Прежние вековые традиции, национальные обычаи оказались в царствование Федора в таком приниженном положении по сравнению с поднимавшей голову новизной, что это стало пугать даже людей, в принципе сочувствовавших движению к переменам. Друг и ученик С. Полоцкого, сторонник внедрения в России светского образования по западному образцу Сильвестр Медведев, так отзывается о годах царствования Федора Алексеевича: «Презирая искусных мудрых и в старости сущих людей, всякие новые дела в государстве… покусишася вводити, иноземским обычаям подражающе».

В 1682 году было отменено местничество, представлявшее собой древнюю систему служебных отношений между придворными, при которой назначение человека на ту или иную должность не могло произойти даже по личному желанию царя, а исключительно в соответствии со служебным положением предка назначаемого. В самом упрощенном виде местничество можно описать таким образом: например, если назначались воеводами в один полк два человека, князь Воротынский и князь Ромодановский, то нельзя было сделать Ромодановского главным воеводой над Воротынским, если отец Ромодановского был в свое время в подчинении у отца Воротынского, что подтверждалось записями в служебных книгах.

Но существовало множество дополнительных обстоятельств, часто весьма запутывавших эти служебные счеты, поскольку местничество было основано на древней родовой иерархии, при которой все члены семьи находились в строго определенных отношениях друг с другом. Братья, дяди, племянники, двоюродные братья были не просто родственниками, равными людьми, но «считались» старшинством. Древний лествичный счет утверждал такую иерархию, по которой после отца старшим в семье становился следующий по старшинству брат, и так далее, до четвертого брата. Затем вступало в силу правило: «старшего брата сын четвертому дяде в версту» — иными словами, равен ему. Когда исчерпывался круг поколения отца и его братьев, старшинство в роде переходило к старшему сыну старшего брата, затем к старшему сыну второго брата отца…

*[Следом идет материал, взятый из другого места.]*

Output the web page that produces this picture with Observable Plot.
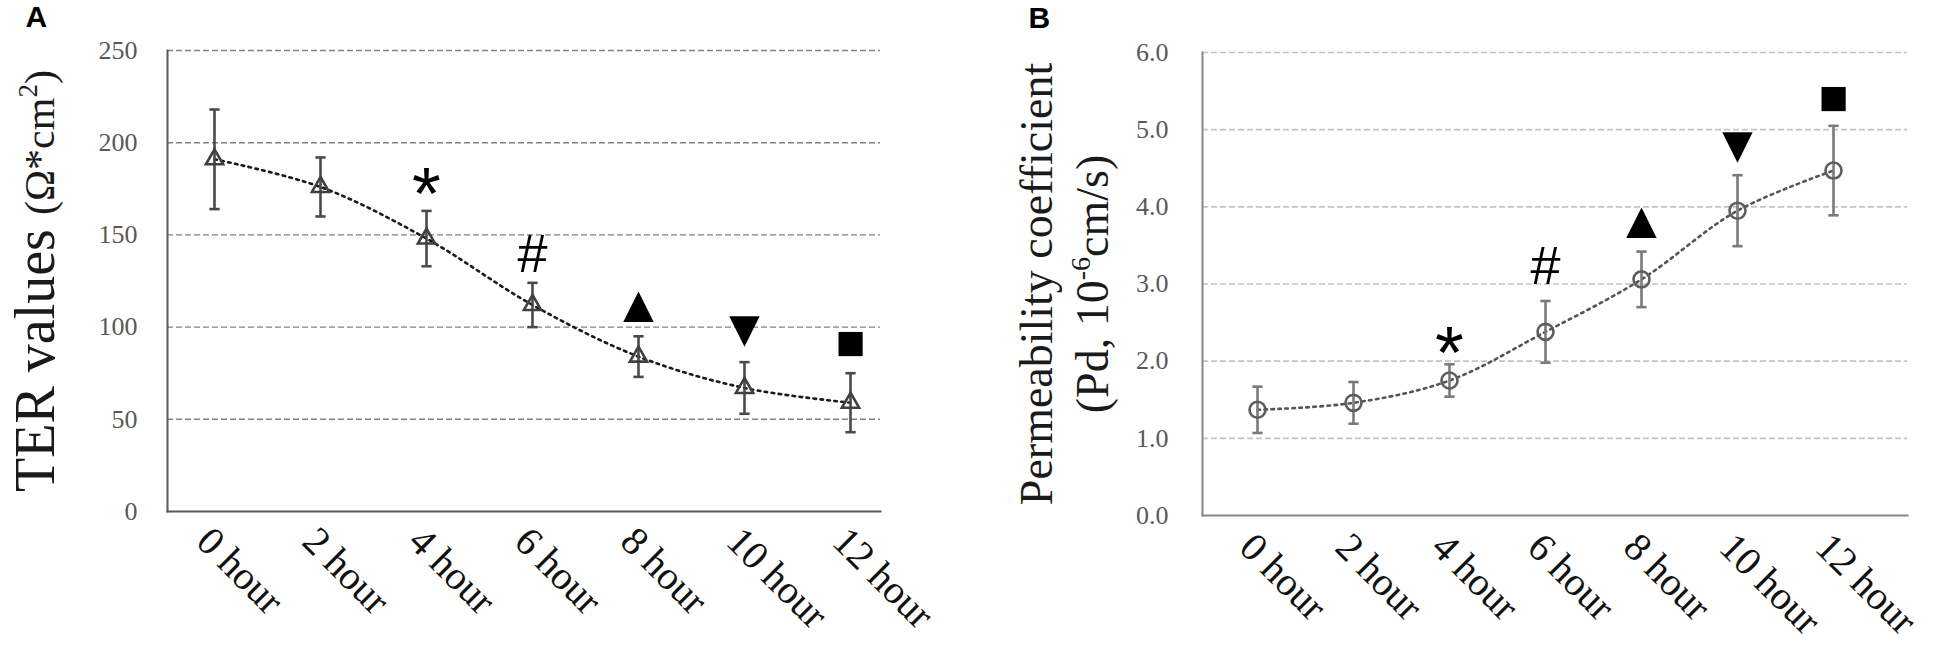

На этой старинной родовой «лествице» было основано местничество. Со временем система счетов запутывалась. Дворцовым дьякам приходилось раскрывать разрядные записи, в которых отмечалась служба предков за последние иногда сто и более лет, и смотреть, какой же род был все-таки «больше» в служебном отношении. Но московские знатные семьи были многочисленны, дробились на множество боковых ветвей, и дьякам нужно было учитывать в своем приговоре все это многообразие служб.

Но все же местничество, несмотря на сложность практического применения, имело важное символическое значение — прямой осязаемой связи с предками, высоко поднимало значение семьи и рода в жизни человека. Отмена местничества, упростив назначение на должности, убила еще одну древнюю традицию. Вряд ли случайным оказалось хронологическое совпадение уничтожения местничества и уже упоминавшегося сокращения поминальных записей, когда в поминаниях конца XVII века остались имена только ближайших родственников, а все поколения более дальних предков были исключены и из церковных поминаний, а скоро и из семейной памяти.

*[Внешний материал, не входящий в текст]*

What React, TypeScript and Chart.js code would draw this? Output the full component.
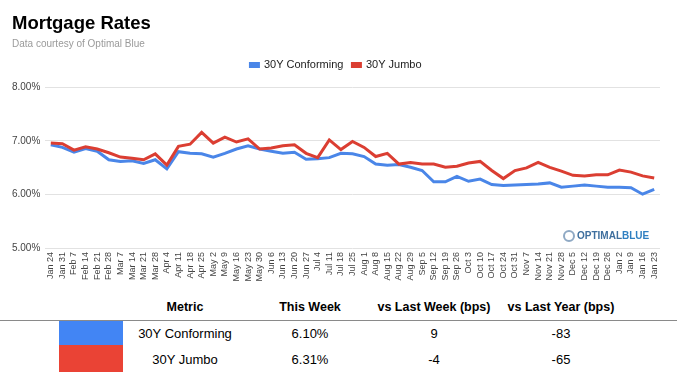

С отменой местничества были демонстративно сожжены старые разрядные книги, хранившие в себе перечни старинных боярских служб. Вместо них молодой царь распорядился составить первую Родословную книгу, в которую следовало включить сведения об истории происхождения знатных придворных родов. Данные должны были подавать сами дворяне. Книга заполнялась постепенно, но примечательно, что в ней все «благородные» русские фамилии показали своим предком — иноземца. Семейные «корни» оказывались разнообразными, и дальность их распространения за русские пределы была ограничена только фантазией тех, кто подавал записи в родословец. На самом деле, конечно, эти легенды не имели никакого исторического основания, и абсолютное большинство служилого дворянства происходило от национального корня. Но тенденция была очевидной: атмосфера при дворе делала предка-татарина или прадеда-чухонца предпочтительнее пращура русской крови.